Logements sociaux : la construction risque de chuter alors que la demande est déjà au plus haut

Les bailleurs sociaux pourraient construire beaucoup moins de logements dans les prochaines décennies, selon une étude prospective de la Banque des territoires. Pris entre leurs obligations de rénovation et une dette grandissante, ils n'auront ainsi pas les moyens financiers de tout faire en même temps. Or, le nombre de ménages en attente d'un logement social atteint déjà des records.
La construction de HLM, passée depuis 2020 sous la barre des 100.000 logements par an, devrait continuer de ralentir pour se stabiliser à une moyenne de 66.000 nouveaux logements annuels à partir de 2030.
La construction de HLM, passée depuis 2020 sous la barre des 100.000 logements par an, devrait continuer de ralentir pour se stabiliser à une moyenne de 66.000 nouveaux logements annuels à partir de 2030. (Crédits : Jean-Pierre Amet)

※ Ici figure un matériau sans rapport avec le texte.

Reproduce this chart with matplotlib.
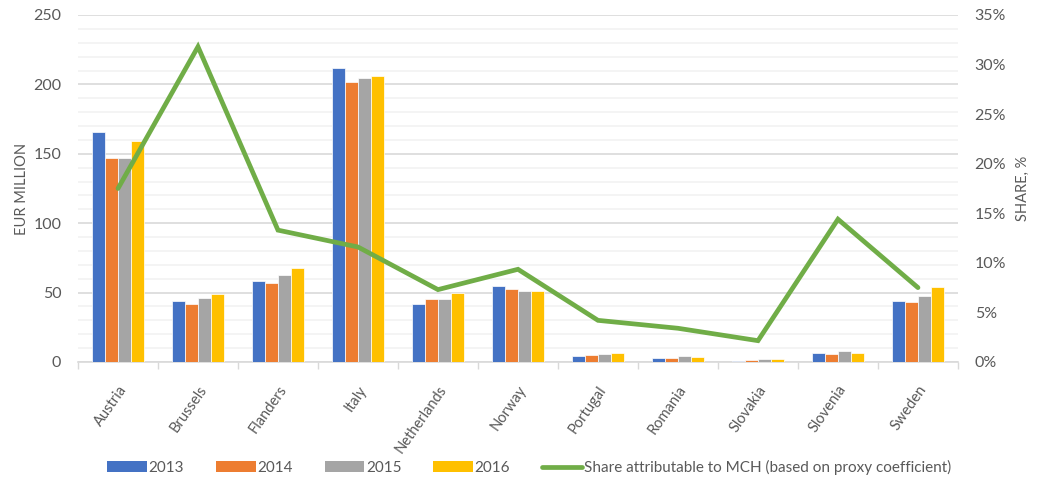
import numpy as np
import matplotlib.pyplot as plt
from matplotlib.ticker import MultipleLocator, FuncFormatter
from matplotlib.lines import Line2D
from matplotlib.patches import Patch

regions = ['Austria', 'Brussels', 'Flanders', 'Italy', 'Netherlands', 'Norway',
           'Portugal', 'Romania', 'Slovakia', 'Slovenia', 'Sweden']
years = ['2013', '2014', '2015', '2016']

# EUR million per year
spend_2013 = [165.5, 44, 58.5, 211.5, 41.5, 54.5, 4.6, 2.9, 1.0, 6.8, 43.6]
spend_2014 = [147, 41.5, 57, 202, 45.6, 52.5, 5.1, 3.2, 1.2, 6.1, 43.1]
spend_2015 = [147, 46, 62.5, 204.5, 45.6, 51, 5.8, 4.4, 2.0, 8.0, 47.2]
spend_2016 = [159, 49, 67.5, 206, 49.5, 51, 6.5, 3.7, 2.5, 6.8, 54.3]

# share attributable to MCH, %
mch_share = [17.5, 31.8, 13.3, 11.6, 7.3, 9.35, 4.2, 3.4, 2.15, 14.4, 7.5]

colors = ['#4472C4', '#ED7D31', '#A5A5A5', '#FFC000']
line_color = '#70AD47'
text_color = '#595959'

plt.rcParams['font.family'] = ['Lato', 'DejaVu Sans']

fig = plt.figure(figsize=(10.37, 4.87), dpi=100)
ax = fig.add_axes([0.0752, 0.2567, 0.8486, 0.7125])
ax2 = ax.twinx()

x = np.arange(len(regions))
slot = 0.16
series = [spend_2013, spend_2014, spend_2015, spend_2016]
for i, vals in enumerate(series):
    ax.bar(x + (i - 1.5) * slot, vals, width=slot, color=colors[i],
           edgecolor='white', linewidth=0.5, zorder=3)

ax.set_xlim(-0.5, len(regions) - 0.5)
ax.set_ylim(0, 250)
ax.yaxis.set_major_locator(MultipleLocator(50))
ax.yaxis.set_minor_locator(MultipleLocator(10))
ax.grid(which='major', axis='y', color='#D9D9D9', linewidth=1.2, zorder=0)
ax.grid(which='minor', axis='y', color='#F2F2F2', linewidth=1.2, zorder=0)
ax.set_axisbelow(True)

ax.set_xticks(x)
ax.set_xticklabels(regions, rotation=55, ha='right', rotation_mode='anchor',
                   fontsize=10.5, color=text_color)
ax.set_xticks(np.arange(-0.5, len(regions)), minor=True)
ax.tick_params(axis='x', which='major', length=0, pad=15)
ax.tick_params(axis='x', which='minor', length=5, color='#D9D9D9', width=1)
ax.tick_params(axis='y', which='both', length=0, labelsize=11.5,
               labelcolor=text_color, pad=12)
ax.set_ylabel('EUR MILLION', fontsize=10.5, color=text_color, labelpad=3)

for side in ['top', 'left', 'right']:
    ax.spines[side].set_visible(False)
    ax2.spines[side].set_visible(False)
ax.spines['bottom'].set_color('#D9D9D9')
ax.spines['bottom'].set_linewidth(1.2)
ax2.spines['bottom'].set_visible(False)

ax2.plot(x, mch_share, color=line_color, linewidth=3.4, solid_capstyle='round',
         solid_joinstyle='miter', zorder=4)
ax2.set_ylim(0, 35)
ax2.yaxis.set_major_locator(MultipleLocator(5))
ax2.yaxis.set_major_formatter(FuncFormatter(lambda v, _: f'{v:.0f}%'))
ax2.tick_params(axis='y', length=0, labelsize=11.5, labelcolor=text_color, pad=12)
ax2.set_ylabel('SHARE, %', fontsize=10.5, color=text_color, labelpad=7)

handles = [Patch(facecolor=c, edgecolor='none') for c in colors]
handles.append(Line2D([0], [0], color=line_color, linewidth=3.4,
                      solid_capstyle='round'))
labels = years + ['Share attributable to MCH (based on proxy coefficient)']
fig.legend(handles, labels, loc='center', bbox_to_anchor=(0.51, 0.04),
           ncol=5, frameon=False, fontsize=11, labelcolor=text_color,
           handlelength=2.6, handleheight=0.75, handletextpad=0.1,
           columnspacing=2.1)

fig.savefig('out.png', dpi=100)
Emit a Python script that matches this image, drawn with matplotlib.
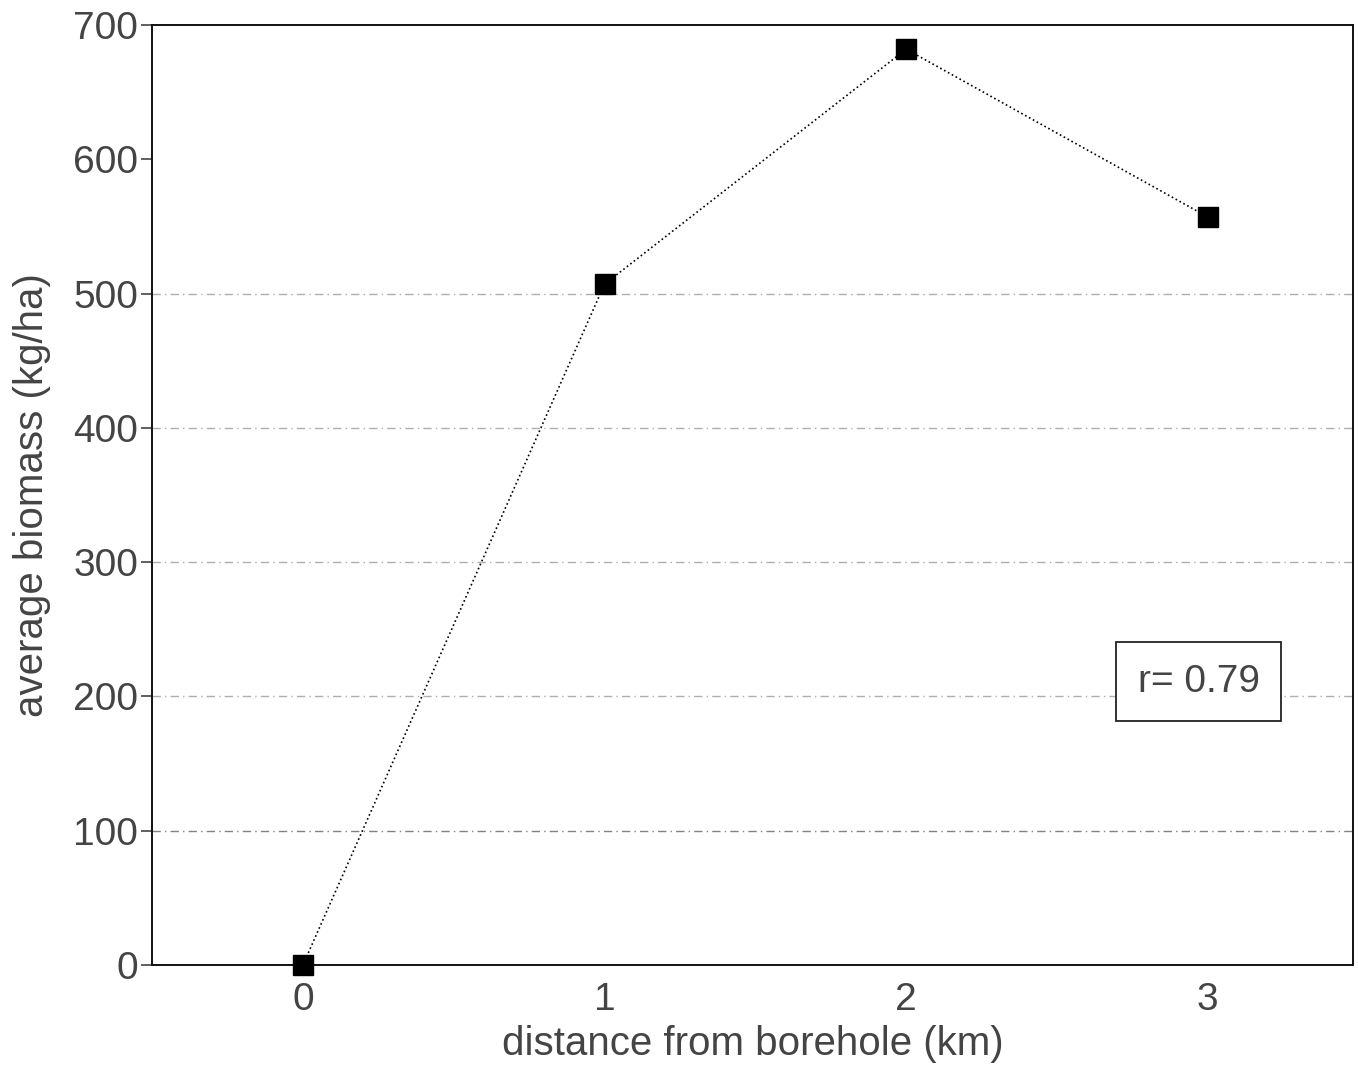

Les bailleurs sociaux n'auront pas les moyens de rénover leur parc et, en même temps, de construire de nouveaux logements sociaux. Telle est la conclusion d'une étude prospective de la Banque des territoires publiée ce jeudi 21 septembre. Cette dernière, dont les projections courent jusqu'en 2061, se base sur l'hypothèse d'une inflation et d'un taux du Livret A de 2% en moyenne à partir de 2027. Elle suppose aussi un « comportement des bailleurs inchangé » et des politiques publiques constantes.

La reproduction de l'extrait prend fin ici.